Don't Win Arguments, Win Elections

And other answers to questions you didn’t ask.

Image: Basheer Tome via Flickr

“Man, this Thanksgiving is going to be brutal for family political talk. What can I do?” —Ronnie Red State

Thanksgiving is great because of food. Thanksgiving is lousy because of relatives. Although they are generally all well-meaning and nice people, relatives are the friends you can’t even tell to shut up during dinner. You have to swim for your life across waves of terrible opinions that will touch, no doubt, upon Harvey Weinstein, Hillary Clinton, Robert Mueller, Ray Moore, and, if you’re lucky, Louis C.K. At some point it will be socially acceptable to always wear headphones. At family dinners, in church, after death. Always. We won’t even need actual headphones, they will install speakers inside everyone’s head for better fidelity. How much better would the world be if we never had to talk and instead had Queen songs as the background for everything in your life. You are the champion, my friends.

If we’ve learned anything from the current political climate, the best policy is to always answer the questions you want to answer rather than the ones you’re asked. “Jimmy, don’t you think the media is being unfair to our President?” “Uncle Louie, I’d rather talk about the fact that the United States is the only country not committed to the Paris Climate Accord. Even fake countries from shows like “24” are committed to the Paris Accord.” If people do bring up politics, you have to shut it down hard and ugly, so someone’s mom will step in and say “Not at the Thanksgiving table, please!”

If it helps, pretend you have gone completely religious. This will freak your family out. “I am praying to Satan, my lord and savior, for guidance. Only when I hear back, Father, will I have the wisdom to respond to you.”

You can refer to articles there’s no way they’ve ever read. “Well, did you read the piece in The Economist about the dissonance between what people think they heard on TV and what was actually being reported?” There’s no way they’ve read that article, I just made that up.
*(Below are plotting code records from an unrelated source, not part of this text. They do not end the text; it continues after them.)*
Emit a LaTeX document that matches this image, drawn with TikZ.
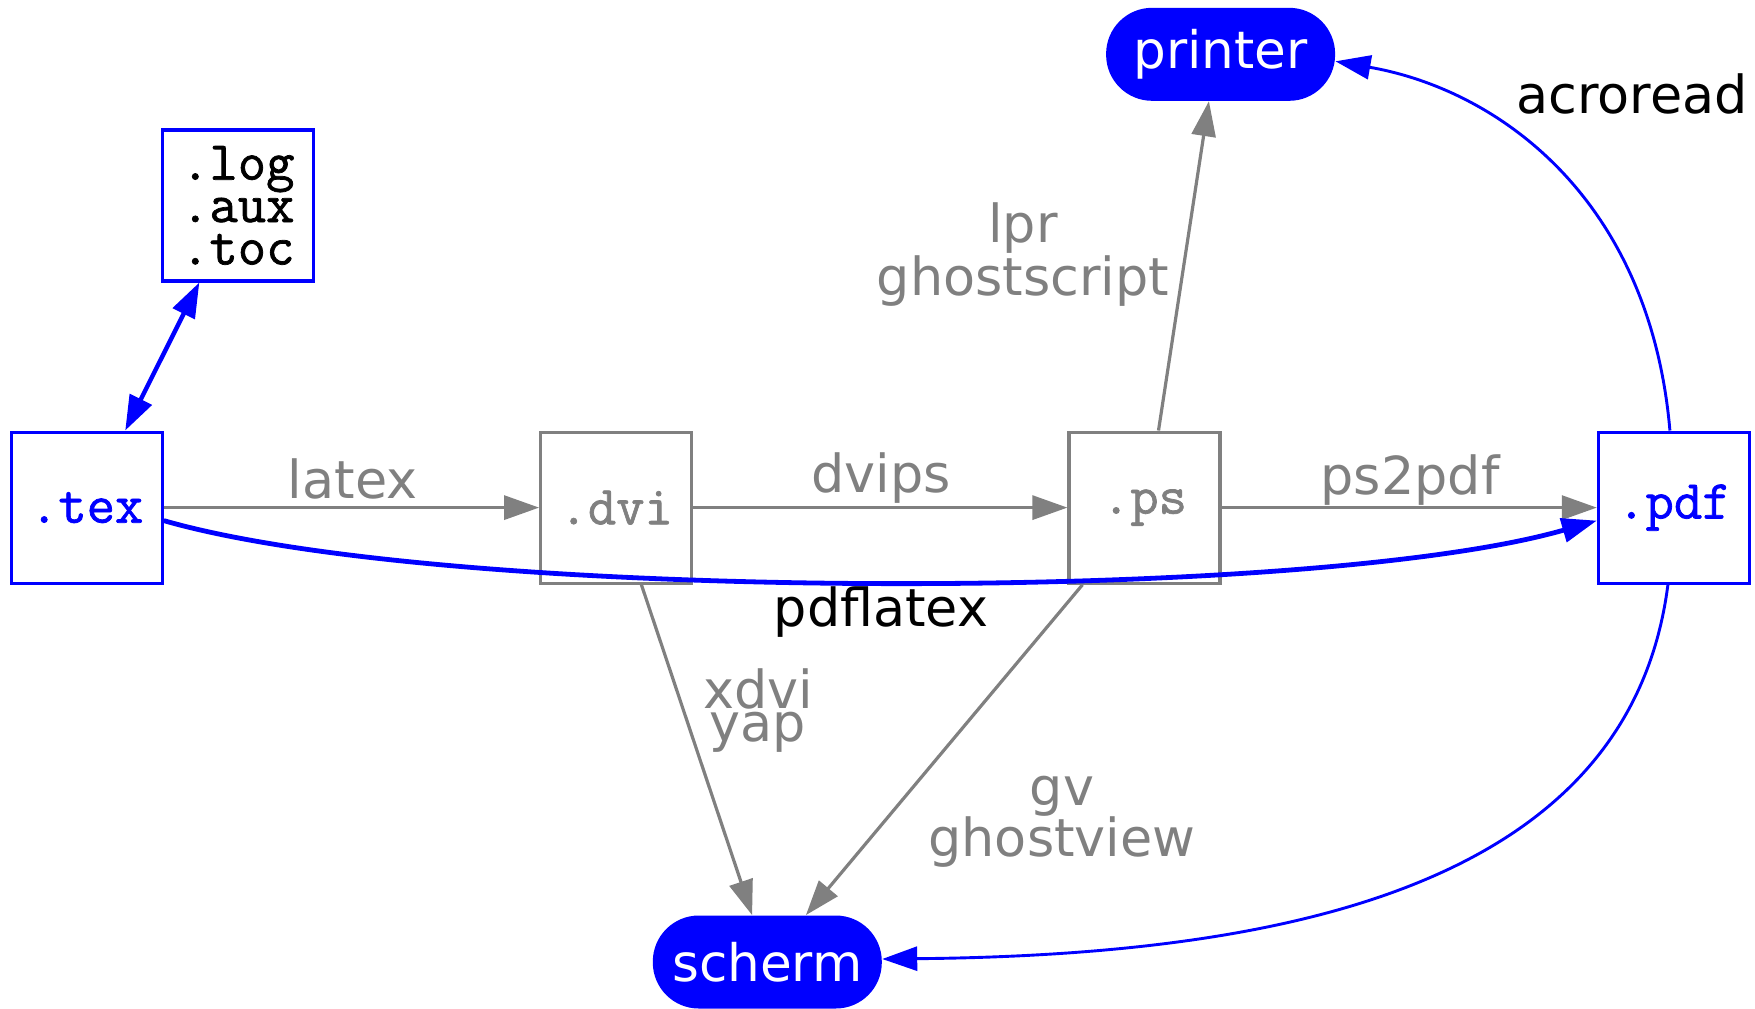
\documentclass[tikz,border=0pt]{standalone}
\usepackage{fontspec}
\newfontfamily\labfont{DejaVu Sans}
\newfontfamily\monofont[FakeBold=1.3]{Latin Modern Mono}
\usetikzlibrary{arrows.meta,shapes.misc,calc}
\begin{document}
\begin{tikzpicture}[x=0.5pt,y=-0.5pt,
  fbox/.style={draw, line width=1.6pt, minimum width=75.5pt, minimum height=75.5pt, inner sep=0pt, font=\fontsize{27.5}{20}\monofont},
  bluebox/.style={fbox, draw=blue, text=blue},
  graybox/.style={fbox, draw=gray, text=gray},
  dev/.style={fill=blue, text=white, rounded corners=23pt, minimum width=114.5pt, minimum height=46.5pt, inner sep=0pt, font=\fontsize{25.8}{30}\labfont},
  lab/.style={font=\fontsize{26.2}{27}\labfont, anchor=base, inner sep=0pt},
  mytip/.tip={Triangle[length=17.5pt,width=12pt]},
  grayedge/.style={draw=gray, line width=1.6pt, -{mytip}},
  blueedge/.style={draw=blue, line width=1.45pt, -{mytip}},
]
\useasboundingbox (0,0) rectangle (1755,1008);

% nodes
\node[bluebox] (tex) at (86.7,507.6) {.tex};
\node[bluebox, text=black, align=center, font=\fontsize{27.5}{21.2}\monofont] (aux) at (237.8,205.4) {.log\\.aux\\.toc};
\node[graybox] (dvi) at (616.2,507.6) {.dvi};
\node[graybox] (ps) at (1144.5,507.6) {.ps};
\node[bluebox] (pdf) at (1673.9,507.6) {.pdf};
\node[dev] (printer) at (1220.6,54.3) {printer};
\node[dev] (scherm) at (767.3,962) {scherm};

% labels
\node[lab, text=gray] (llatex) at (352.6,498) {latex};
\node[lab, text=gray] (ldvips) at (881,492) {dvips};
\node[lab, text=gray] (lpstopdf) at (1410,494) {ps2pdf};
\node[lab] (lpdflatex) at (881,626) {pdflatex};
\node[lab] (lacro) at (1632,113) {acroread};
\node[lab, text=gray] (llpr) at (1023,242) {lpr};
\node[lab, text=gray] (lghostscript) at (1023,295) {ghostscript};
\node[lab, text=gray] (lxdvi) at (758,708) {xdvi};
\node[lab, text=gray] (lyap) at (758,741.7) {yap};
\node[lab, text=gray] (lgv) at (1062,805) {gv};
\node[lab, text=gray] (lghostview) at (1062,856.7) {ghostview};

% edges
\draw[grayedge] (tex) -- (dvi);
\draw[grayedge] (dvi) -- (ps);
\draw[grayedge] (ps) -- (pdf);
\draw[grayedge] ([xshift=7pt]ps.north) -- ([xshift=-5.85pt]printer.south);
\draw[grayedge] ([xshift=12.6pt]dvi.south) -- ([xshift=-7.6pt]scherm.north);
\draw[grayedge] ([xshift=-31pt]ps.south) -- ([xshift=19.3pt]scherm.north);
\draw[draw=blue, line width=2.2pt, {mytip}-{mytip}] (tex) -- (aux);
\draw[draw=blue, line width=2.4pt, -{mytip}] ([yshift=-6.5pt]tex.east) .. controls (450,603) and (1310,603) .. ([yshift=-6.5pt]pdf.west);
\draw[blueedge] ([xshift=-2pt]pdf.north) .. controls (1650,200) and (1500,90) .. ([yshift=-3.5pt]printer.east);
\draw[blueedge] ([xshift=-3pt]pdf.south) .. controls (1630,880) and (1300,955) .. ([yshift=1.5pt]scherm.east);
\end{tikzpicture}
\end{document}
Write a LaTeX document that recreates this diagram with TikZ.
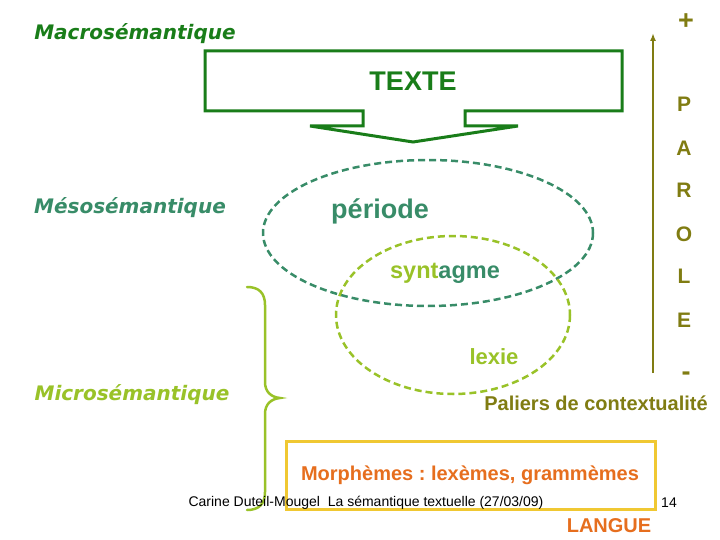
\documentclass[tikz,border=0pt]{standalone}
\usepackage{fontspec}
\setmainfont{Liberation Sans}
\newfontfamily\labelfont{DejaVu Sans}
\usepackage{xcolor}
\usetikzlibrary{arrows.meta, positioning, calc}
\frenchspacing
\definecolor{macrogreen}{RGB}{25,125,25}
\definecolor{mesoteal}{RGB}{56,140,104}
\definecolor{microgreen}{RGB}{153,194,40}
\definecolor{paroleolive}{RGB}{128,124,18}
\definecolor{languegold}{RGB}{240,200,50}
\definecolor{langueorange}{RGB}{230,110,30}
\tikzset{
  levellabel/.style={font=\labelfont\bfseries\itshape\fontsize{20}{24}\selectfont},
  parolelabel/.style={text=paroleolive,font=\bfseries\fontsize{21}{24}\selectfont},
  unitlabel/.style={font=\bfseries\fontsize{23.5}{27}\selectfont},
  dashring/.style={dash pattern=on 7pt off 4pt,line width=2.5pt},
  scalearrow/.style={-{Latex[length=8pt,width=6pt]},line width=2pt,draw=paroleolive},
  footer/.style={font=\fontsize{14}{16}\selectfont,text=black}
}
\begin{document}
\begin{tikzpicture}[x=1pt,y=-1pt]
  \useasboundingbox (0,0) rectangle (720,540);
  % levels
  \node[levellabel, text=macrogreen] (macro) at (135,34) {Macrosémantique};
  \node[levellabel, text=mesoteal] (meso) at (130,208) {Mésosémantique};
  \node[levellabel, text=microgreen] (micro) at (132,395) {Microsémantique};

  % TEXTE down arrow box
  \draw[macrogreen, line width=3pt, line join=miter]
    (205,51) -- (622,51) -- (622,111) -- (465,111) -- (465,126) -- (518,126)
    -- (413,142) -- (310,126) -- (363,126) -- (363,111) -- (205,111) -- cycle;
  \node[text=macrogreen, font=\bfseries\fontsize{27}{30}\selectfont] (texte) at (413,81) {TEXTE};

  % ellipses
  \draw[dashring, mesoteal] (428,233) ellipse [x radius=165, y radius=73];
  \draw[dashring, microgreen] (453,315) ellipse [x radius=117, y radius=79];
  \node[unitlabel, text=mesoteal, font=\bfseries\fontsize{27}{30}\selectfont] (periode) at (380,211) {période};
  \node[unitlabel] (syntagme) at (445,273) {\textcolor{microgreen}{synt}\textcolor{mesoteal}{agme}};
  \node[unitlabel, text=microgreen, font=\bfseries\fontsize{22}{26}\selectfont] (lexie) at (494,357) {lexie};

  % brace
  \draw[microgreen, line width=2.5pt, line cap=round]
    (247,287) .. controls (259,287) and (265,293) .. (265,305) -- (265,382)
    .. controls (265,392) and (271,397) .. (280,398)
    .. controls (271,399) and (265,404) .. (265,414) -- (265,492)
    .. controls (265,504) and (259,510) .. (247,510);

  % scale of contextuality
  \coordinate (scalebot) at (653,373);
  \coordinate (scaletop) at (653,33);
  \draw[scalearrow] (scalebot) -- (scaletop);
  \node[parolelabel, font=\bfseries\fontsize{27}{30}\selectfont] (plus) at (686,22) {+};
  \node[parolelabel] (p) at (684,104) {P};
  \node[parolelabel] (a) at (684,148) {A};
  \node[parolelabel] (r) at (684,190) {R};
  \node[parolelabel] (o) at (684,234) {O};
  \node[parolelabel] (l) at (684,276) {L};
  \node[parolelabel] (e) at (684,320) {E};
  \node[parolelabel, font=\bfseries\fontsize{27}{30}\selectfont] (minus) at (686,376) {-};
  \node[text=paroleolive, font=\bfseries\fontsize{20}{24}\selectfont] (paliers) at (596,403) {Paliers de contextualité};

  % LANGUE box
  \draw[languegold, line width=3pt] (286,441) rectangle (655,509);
  \node[text=langueorange, font=\bfseries\fontsize{20}{24}\selectfont] (morph) at (470,475) {Morphèmes : lexèmes, grammèmes};
  \node[footer] (credit) at (366,503) {Carine Duteil-Mougel\ \ La sémantique textuelle (27/03/09)};
  \node[footer] (page) at (669,503) {14};
  \node[text=langueorange, font=\bfseries\fontsize{20}{24}\selectfont] (langue) at (609,526) {LANGUE};
\end{tikzpicture}
\end{document}
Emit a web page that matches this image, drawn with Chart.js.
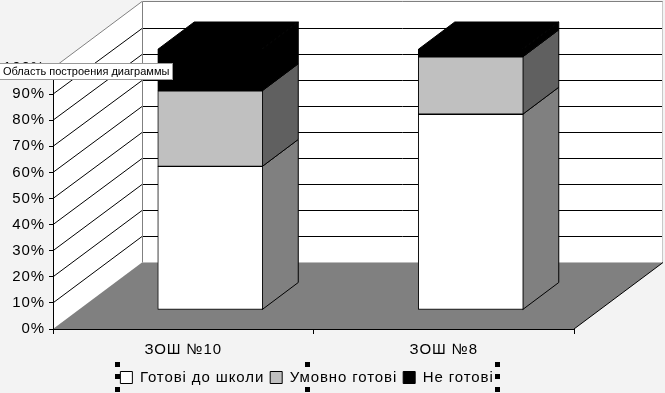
<!DOCTYPE html>
<html><head><meta charset="utf-8">
<style>html,body{margin:0;padding:0;background:#f3f3f3}#w{width:665px;height:393px;position:relative}</style>
<script src="https://cdn.jsdelivr.net/npm/chart.js@4"></script></head>
<body><div id="w"><canvas id="c" width="665" height="393"></canvas></div>
<script>
const categories = ['ЗОШ №10', 'ЗОШ №8'];
const seriesNames = ['Готові до школи', 'Умовно готові', 'Не готові'];
const ready = [55, 75];
const partly = [29, 22];
const notReady = [16, 3];
const yTicks = [0,10,20,30,40,50,60,70,80,90,100];
const fills = ['#ffffff', '#c0c0c0', '#000000'];
const sides = ['#808080', '#606060', '#000000'];
const tipText = 'Область построения диаграммы';
const WALL = {dx: 89, dy: -66.5};
const BAR = {dx: 27, dy: -19, sx: 36, sy: -27};

function poly(ctx, pts, fill, stroke){
  ctx.beginPath(); pts.forEach((p,i)=> i?ctx.lineTo(p[0],p[1]):ctx.moveTo(p[0],p[1])); ctx.closePath();
  if(fill){ctx.fillStyle=fill;ctx.fill();}
  if(stroke){ctx.strokeStyle=stroke;ctx.lineWidth=1;ctx.stroke();}
}
function line(ctx,a,b,c,d,col){ctx.beginPath();ctx.moveTo(a,b);ctx.lineTo(c,d);ctx.strokeStyle=col;ctx.lineWidth=1;ctx.stroke();}

const scene = {
  id:'scene',
  beforeUpdate(chart){ chart.ctx.letterSpacing='0.9px'; },
  afterLayout(chart){
    const l=chart.legend;
    l.left+=20; l.right+=20; l.top+=2; l.bottom+=2;
  },
  beforeDraw(chart){
    const ctx=chart.ctx, xs=chart.scales.x, ys=chart.scales.y;
    ctx.letterSpacing='0.9px';
    const L=xs.left, R=xs.right, y0=ys.getPixelForValue(0);
    const backY=v=> ys.getPixelForValue(v)+WALL.dy;
    const bx=L+WALL.dx, rx=R+WALL.dx;
    ctx.save();
    poly(ctx,[[bx,backY(100)],[rx,backY(100)],[rx,backY(0)],[bx,backY(0)]],'#ffffff');
    poly(ctx,[[L,ys.getPixelForValue(100)],[bx,backY(100)],[bx,backY(0)],[L,y0]],'#ffffff');
    yTicks.forEach(v=>{
      if(v===0||v===100) return;
      const fy=ys.getPixelForValue(v), by=Math.round(backY(v))+.5;
      line(ctx,L,fy,bx,by,'#000');
      line(ctx,bx,by,rx,by,'#000');
    });
    line(ctx,L,ys.getPixelForValue(100),bx,backY(100),'#808080');
    line(ctx,bx+.5,backY(100),rx,backY(100),'#808080');
    line(ctx,bx+.5,backY(100),bx+.5,backY(0),'#808080');
    line(ctx,rx-.5,backY(100),rx-.5,backY(0),'#c8c8c8');
    poly(ctx,[[L,y0],[bx,backY(0)],[rx,backY(0)],[R,y0]],'#808080');
    line(ctx,R,y0,rx,backY(0),'#000');
    ctx.restore();
  },
  beforeDatasetsDraw(chart){
    const ctx=chart.ctx;
    ctx.save();
    chart.data.datasets.forEach((d,di)=>{
      chart.getDatasetMeta(di).data.forEach(el=>{
        const r=el.x+el.width/2+BAR.dx-.5, t=el.y+BAR.dy, b=el.base+BAR.dy;
        poly(ctx,[[r,b],[r,t],[r+BAR.sx,t+BAR.sy],[r+BAR.sx,b+BAR.sy]],sides[di],'#000');
        if(di===chart.data.datasets.length-1){
          const l=el.x-el.width/2+BAR.dx+.5;
          poly(ctx,[[l,t],[l+BAR.sx,t+BAR.sy],[r+BAR.sx,t+BAR.sy],[r,t]],fills[di],'#000');
        }
      });
    });
    ctx.translate(BAR.dx,BAR.dy);
  },
  afterDatasetsDraw(chart){ chart.ctx.restore(); },
  afterDraw(chart){
    const ctx=chart.ctx;
    ctx.save();
    ctx.letterSpacing='0px';
    ctx.fillStyle='#000';
    [[115,362],[115,374],[115,387],[305,362],[305,387],[495,362],[495,374],[495,387]].forEach(p=>ctx.fillRect(p[0],p[1],5,5));
    ctx.fillStyle='#fff'; ctx.fillRect(0,63,173,16);
    ctx.strokeStyle='#999'; ctx.lineWidth=1; ctx.strokeRect(-1,63.5,173.5,16);
    ctx.fillStyle='#000'; ctx.font='11px "Liberation Sans"'; ctx.textBaseline='middle'; ctx.textAlign='left';
    ctx.fillText(tipText,3,71.5);
    ctx.restore();
  }
};

new Chart(document.getElementById('c'),{
  type:'bar',
  data:{labels:categories,datasets:[ready,partly,notReady].map((v,i)=>({
    label:seriesNames[i],data:v,backgroundColor:fills[i],borderColor:'#000',borderWidth:1,borderSkipped:false,
    barThickness:105,stack:'s'}))},
  options:{
    responsive:false,animation:false,
    layout:{padding:{top:68,right:91,left:0,bottom:0}},
    plugins:{tooltip:{enabled:false},title:{display:false},
      legend:{position:'bottom',align:'center',
        labels:{boxWidth:12,boxHeight:12,padding:6,color:'#000',font:{family:'Liberation Sans',size:15}}}},
    scales:{
      x:{stacked:true,grid:{display:true,drawOnChartArea:false,drawTicks:true,tickLength:5,color:'#000'},
        border:{color:'#000'},
        ticks:{color:'#000',padding:7,font:{family:'Liberation Sans',size:15},maxRotation:0},
        afterFit(s){s.height=64-s.chart.legend.height;}},
      y:{stacked:true,min:0,max:100,grid:{display:true,drawOnChartArea:false,tickLength:4,color:'#000'},
        border:{color:'#000'},
        ticks:{stepSize:10,color:'#000',padding:4,font:{family:'Liberation Sans',size:15},callback:v=>v+'%'},
        afterFit(s){s.width=53;}}
    }
  },
  plugins:[scene]
});
</script></body></html>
They will shake their head grimly and probably go back to working on their mashed potatoes. Or even better, they will say they had read that article. Then you can go back and forth the whole night making up blog entries and scientific studies and Thanksgiving will have been extremely amusing for you. At parties I make up a band called “The Swingset Pinkos” that I will casually drop into conversation. Everyone will admit to knowing them, having seen them play and liking their early stuff better than their late stuff. I bullshit bullshitters for a living.

There is no reason to correct your Fox News brainwashed family members. To even attempt to engage them in meaningful exchanges will probably just harden their terrible opinions. People don’t want to be wrong. And very especially do not want to be proven wrong. Even if Trump blows up the world, his approval rating will probably still be around 33%. Because 33% of people are stubborn, stubborn people. Nothing you say can save these people from their own misinformed, ridiculous opinions. Simply ignore them. 

Staying drunk all day is a really big help. And escaping for drinks to a bar with your real friends while everyone is sleeping off turkey naps is a great way to break away from the waves of nonsense. In bars you can drunkenly plot the revolution. It will make you feel better. The revolution may never come. But at least you tried to drunkenly plan one, that’s all you can ask for.

In this dismal age, words are meaningless. You can tweet whatever you want, they can tweet whatever they want. What really counts is who wins elections. The GOP won some big ones last year. The Dems picked up a few symbolic ones the other day. The real big ones will be next year around this time. How many gerrymandered districts can be unraveled? Whether you win arguments or not with people now is meaningless. You need to enlist the youth, get them on your side. Old people cannot be reasoned with, cannot be argued with. They need to be ignored. They will matter less in the elections to come.

Cycles in politics come and go. What never changes is how right you are. In the past, we used to have to endure other people’s terrible political opinions. We do not have to. It is not in the Constitution or anything that we have to listen. Only that we have to let them talk. Go right ahead, Fox News is over that way. Blabber away with them about who’s 14 years old or not.

Don’t win arguments, win elections. While they want to gloat, focus all your energy on a plan to get those dudes out of office. That’s all that matters. And that the Lions beat the Vikings. I bet the house on it.

Jim Behrle lives in Jersey City, NJ.